→ **WORK TO BE COMPLETED**
Extract only the first line of the listing and every line after it up to and including the one with "const daysA = ['10/4','10/5','10/6','10/7'];". Omit the pictures.
■ ■ ■
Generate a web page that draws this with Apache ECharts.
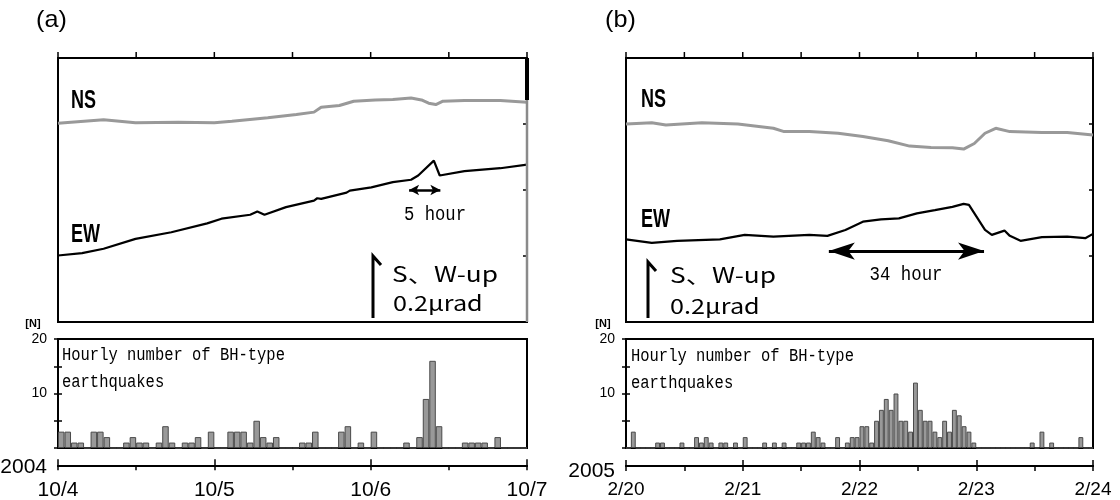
<!DOCTYPE html>
<html><head><meta charset="utf-8">
<script src="https://cdn.jsdelivr.net/npm/echarts@6/dist/echarts.min.js"></script>
<style>html,body{margin:0;padding:0;background:#fff}#c{width:1120px;height:500px}</style>
</head><body><div id="c"></div>
<script>
// ---------- Panel (a): 2004, hours since 10/4 00:00 ----------
const nsA_h = [0, 7.0, 11.9, 18.5, 24.0, 26.7, 32.2, 36.6, 39.3, 40.4, 43.2, 45.4, 48.7, 51.4, 54.2, 55.8, 56.9, 58.0, 59.1, 62.4, 67.9, 72];
const nsA   = [0.602, 0.613, 0.604, 0.605, 0.604, 0.608, 0.619, 0.629, 0.636, 0.651, 0.656, 0.669, 0.673, 0.674, 0.679, 0.673, 0.663, 0.659, 0.669, 0.671, 0.671, 0.666];
const ewA_h = [0, 3.7, 7.0, 11.9, 17.4, 22.9, 25.1, 29.5, 30.6, 31.7, 35.0, 39.3, 39.8, 40.4, 44.3, 44.8, 48.1, 51.4, 54.2, 55.3, 57.7, 58.6, 62.4, 67.9, 72];
const ewA   = [0.2015, 0.2085, 0.222, 0.252, 0.272, 0.299, 0.313, 0.325, 0.335, 0.325, 0.348, 0.368, 0.375, 0.373, 0.392, 0.398, 0.408, 0.424, 0.431, 0.444, 0.489, 0.444, 0.457, 0.466, 0.477];
const histA = [3,3,1,1,0,3,3,2,0,0, 1,2,1,1,0,1,4,1,0,1, 1,2,0,3,0,0,3,3,3,1, 5,2,1,2,0,0,0,1,1,3, 0,0,0,3,4,0,1,0,3,0, 0,0,0,1,0,2,9,16,4,0, 0,0,1,1,1,1,0,2,0,0, 0,0];
const daysA = ['10/4','10/5','10/6','10/7'];

// ---------- Panel (b): 2005, hours since 2/20 00:00 ----------
const nsB_h = [0, 5.3, 8.2, 15.6, 23.0, 30.3, 32.5, 37.7, 43.6, 48.7, 53.9, 58.3, 62.7, 67.1, 69.4, 71.6, 73.8, 76.0, 78.9, 85.5, 90.7, 96];
const nsB   = [0.600, 0.604, 0.597, 0.604, 0.600, 0.587, 0.577, 0.577, 0.572, 0.562, 0.549, 0.533, 0.529, 0.528, 0.524, 0.541, 0.572, 0.587, 0.577, 0.574, 0.574, 0.567];
const ewB_h = [0, 5.3, 10.5, 19.3, 24.4, 30.3, 37.7, 41.4, 45.1, 48.7, 52.4, 56.1, 59.8, 63.5, 67.1, 69.4, 70.5, 73.8, 75.2, 77.8, 78.9, 81.1, 85.5, 90.7, 94.4, 96];
const ewB   = [0.2505, 0.240, 0.246, 0.2505, 0.264, 0.259, 0.264, 0.261, 0.279, 0.304, 0.311, 0.314, 0.329, 0.339, 0.349, 0.358, 0.355, 0.279, 0.264, 0.277, 0.261, 0.246, 0.257, 0.259, 0.254, 0.267];
const histB = [0,3,0,0,0,0,1,1,0,0, 0,1,0,0,2,1,2,1,0,1, 1,0,1,0,2,0,0,0,1,0, 1,0,1,0,0,1,1,1,3,2, 1,0,0,2,0,1,2,2,4,4, 1,5,7,9,7,10,5,5,3,12, 7,5,5,3,2,5,3,7,6,4, 3,1,0,0,0,0,0,0,0,0, 0,0,0,1,0,3,0,1,0,0, 0,0,0,2,0,0];
const daysB = ['2/20','2/21','2/22','2/23','2/24'];

const histTickLabels = ['', '', '10', '', '20'];   // at 0,5,10,15,20
// annotation arrows (data coordinates: from hour, to hour, µrad level)
const arrowA = [53.9, 58.7, 0.40];
const arrowB = [41.7, 73.6, 0.215];

const zip = (h, v) => h.map((x, i) => [x, v[i]]);
const SANS = 'Liberation Sans, Arial, sans-serif';
const MONO = 'Liberation Mono, DejaVu Sans Mono, monospace';
const CJK = '"Noto Sans CJK JP", sans-serif';

function panel(idx, left, width, hours, hist, days) {
  const g = idx * 3;
  const tick = (inside, len) => ({show: true, inside, length: len, lineStyle: {color: '#000', width: 1.5}});
  const line = {show: true, onZero: false, lineStyle: {color: '#000', width: 2}};
  const grids = [
    {left, top: 58, width, height: 264, show: true, borderColor: '#000', borderWidth: 2},
    {left, top: 339, width, height: 109, show: true, borderColor: '#000', borderWidth: 2},
    {left, top: 465, width, height: 1, show: false}
  ];
  const xAxes = [
    {gridIndex: g, type: 'value', min: 0, max: hours, interval: 12, show: false},
    {gridIndex: g + 1, type: 'category', data: hist.map((_, i) => String(i)), show: false, boundaryGap: true},
    {gridIndex: g + 2, type: 'value', min: 0, max: hours, interval: 12, position: 'bottom',
     axisLine: line, axisTick: tick(false, 5),
     axisLabel: {show: true, margin: 14, color: '#000', fontFamily: SANS, fontSize: idx === 0 ? 21 : 19,
       formatter: v => (v % 24 === 0 ? days[v / 24] : '')},
     splitLine: {show: false}},
    {gridIndex: g + 2, type: 'value', min: 0, max: hours, interval: 24, position: 'bottom',
     axisLine: line, axisTick: tick(true, 6),
     axisLabel: {show: false}, splitLine: {show: false}}
  ];
  const yAxes = [
    {gridIndex: g, type: 'value', min: 0, max: 0.8, interval: 0.2, position: 'right',
     axisLine: line, axisTick: tick(true, 4),
     axisLabel: {show: false}, splitLine: {show: false}},
    {gridIndex: g + 1, type: 'value', min: 0, max: 20, interval: 5, position: 'left',
     axisLine: line, axisTick: tick(false, 4),
     axisLabel: {show: true, margin: 11, color: '#000', fontFamily: SANS, fontSize: 14, formatter: v => histTickLabels[v / 5]},
     splitLine: {show: false}},
    {gridIndex: g + 1, type: 'value', min: 0, max: 20, interval: 5, position: 'left',
     axisLine: line, axisTick: tick(true, 4),
     axisLabel: {show: false}, splitLine: {show: false}},
    {gridIndex: g + 2, type: 'value', min: 0, max: 1, show: false}
  ];
  return {grids, xAxes, yAxes};
}

const pa = panel(0, 58, 469, 72, histA, daysA);
const pb = panel(1, 626, 467, 96, histB, daysB);

function series(xo, yo, ns, nsH, ew, ewH, hist, arrow, aSize, aWidth) {
  return [
    {type: 'line', xAxisIndex: xo, yAxisIndex: yo, data: zip(nsH, ns), symbol: 'none', silent: true,
     lineStyle: {color: '#999999', width: 3}, z: 3},
    {type: 'line', xAxisIndex: xo, yAxisIndex: yo, data: zip(ewH, ew), symbol: 'none', silent: true,
     lineStyle: {color: '#000', width: 2.2}, z: 4,
     markLine: {silent: true, symbol: ['arrow', 'arrow'], symbolSize: aSize, label: {show: false},
       lineStyle: {color: '#000', width: aWidth, type: 'solid'},
       data: [[{coord: [arrow[0], arrow[2]]}, {coord: [arrow[1], arrow[2]]}]]}},
    {type: 'bar', xAxisIndex: xo + 1, yAxisIndex: yo + 1, data: hist, barCategoryGap: '0%', silent: true,
     itemStyle: {color: '#999999', borderColor: '#4a4a4a', borderWidth: 1}}
  ];
}

const allSeries = series(0, 0, nsA, nsA_h, ewA, ewA_h, histA, arrowA, [8, 10], 2.5)
  .concat(series(4, 4, nsB, nsB_h, ewB, ewB_h, histB, arrowB, [13, 26], 3));

function txt(text, x, y, font, align, sx) {
  return {type: 'text', x, y, scaleX: sx || 1, z: 100, silent: true,
    style: {text, font, fill: '#000', align: align || 'left', verticalAlign: 'middle'}};
}
function pl(points, w, color) {
  return {type: 'polyline', z: 100, silent: true, shape: {points}, style: {stroke: color || '#000', lineWidth: w, fill: null}};
}

const NSF = 'bold 25px ' + SANS;
const graphics = [
  txt('(a)', 36, 20, '24px ' + SANS, 'left', 1.05),
  txt('(b)', 605, 20, '24px ' + SANS, 'left', 1.05),
  txt('NS', 71, 101, NSF, 'left', 0.72),
  txt('EW', 71, 235, NSF, 'left', 0.72),
  txt('NS', 641, 100, NSF, 'left', 0.72),
  txt('EW', 641, 220, NSF, 'left', 0.72),
  txt('5 hour', 435, 215, '20px ' + MONO, 'center', 0.86),
  txt('34 hour', 906, 275, '20px ' + MONO, 'center', 0.87),
  txt('S、W-up', 392, 274, '21px ' + CJK, 'left', 1.25),
  txt('0.2μrad', 393, 303, '21px ' + CJK, 'left', 1.2),
  txt('S、W-up', 670, 275, '21px ' + CJK, 'left', 1.25),
  txt('0.2μrad', 670, 306, '21px ' + CJK, 'left', 1.2),
  txt('Hourly number of BH-type', 62, 355, '18px ' + MONO, 'left', 0.86),
  txt('earthquakes', 62, 382, '18px ' + MONO, 'left', 0.86),
  txt('Hourly number of BH-type', 631, 356, '18px ' + MONO, 'left', 0.86),
  txt('earthquakes', 631, 383, '18px ' + MONO, 'left', 0.86),
  txt('[N]', 33, 324, 'bold 11px ' + SANS, 'center'),
  txt('[N]', 603, 324, 'bold 11px ' + SANS, 'center'),
  txt('2004', 47, 467, '21px ' + SANS, 'right'),
  txt('2005', 615, 471, '21px ' + SANS, 'right'),
  pl([[373, 318], [373, 256], [381, 265]], 3),
  pl([[648, 318], [648, 262], [656, 271]], 3),
  pl([[527, 58], [527, 100]], 4),
  pl([[527, 100], [527, 322]], 2.5, '#8a8a8a')
];

const chart = echarts.init(document.getElementById('c'), null, {renderer: 'canvas'});
const option = {
  animation: false,
  backgroundColor: '#fff',
  grid: pa.grids.concat(pb.grids),
  xAxis: pa.xAxes.concat(pb.xAxes),
  yAxis: pa.yAxes.concat(pb.yAxes),
  series: allSeries,
  graphic: {elements: graphics}
};
chart.setOption(option);

// Outward ticks along the top edge of each tilt panel, placed through the panel's own time axis
const topTicks = [];
[[0, 72], [4, 96]].forEach(([xi, hours]) => {
  const yTop = chart.convertToPixel({yAxisIndex: xi}, 0.8);
  for (let h = 0; h <= hours; h += 12) {
    const px = chart.convertToPixel({xAxisIndex: xi}, h);
    topTicks.push(pl([[px, yTop], [px, yTop - 6]], 1.5));
  }
});
chart.setOption({graphic: {elements: graphics.concat(topTicks)}});
</script></body></html>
■ ■ ■
→ **EXERCISE RESULT**
Generate a web page that draws this with Apache ECharts.
<!DOCTYPE html>
<html><head><meta charset="utf-8">
<script src="https://cdn.jsdelivr.net/npm/echarts@6/dist/echarts.min.js"></script>
<style>html,body{margin:0;padding:0;background:#fff}#c{width:1120px;height:500px}</style>
</head><body><div id="c"></div>
<script>
// ---------- Panel (a): 2004, hours since 10/4 00:00 ----------
const nsA_h = [0, 7.0, 11.9, 18.5, 24.0, 26.7, 32.2, 36.6, 39.3, 40.4, 43.2, 45.4, 48.7, 51.4, 54.2, 55.8, 56.9, 58.0, 59.1, 62.4, 67.9, 72];
const nsA   = [0.602, 0.613, 0.604, 0.605, 0.604, 0.608, 0.619, 0.629, 0.636, 0.651, 0.656, 0.669, 0.673, 0.674, 0.679, 0.673, 0.663, 0.659, 0.669, 0.671, 0.671, 0.666];
const ewA_h = [0, 3.7, 7.0, 11.9, 17.4, 22.9, 25.1, 29.5, 30.6, 31.7, 35.0, 39.3, 39.8, 40.4, 44.3, 44.8, 48.1, 51.4, 54.2, 55.3, 57.7, 58.6, 62.4, 67.9, 72];
const ewA   = [0.2015, 0.2085, 0.222, 0.252, 0.272, 0.299, 0.313, 0.325, 0.335, 0.325, 0.348, 0.368, 0.375, 0.373, 0.392, 0.398, 0.408, 0.424, 0.431, 0.444, 0.489, 0.444, 0.457, 0.466, 0.477];
const histA = [3,3,1,1,0,3,3,2,0,0, 1,2,1,1,0,1,4,1,0,1, 1,2,0,3,0,0,3,3,3,1, 5,2,1,2,0,0,0,1,1,3, 0,0,0,3,4,0,1,0,3,0, 0,0,0,1,0,2,9,16,4,0, 0,0,1,1,1,1,0,2,0,0, 0,0];
const daysA = ['10/4','10/5','10/6','10/7'];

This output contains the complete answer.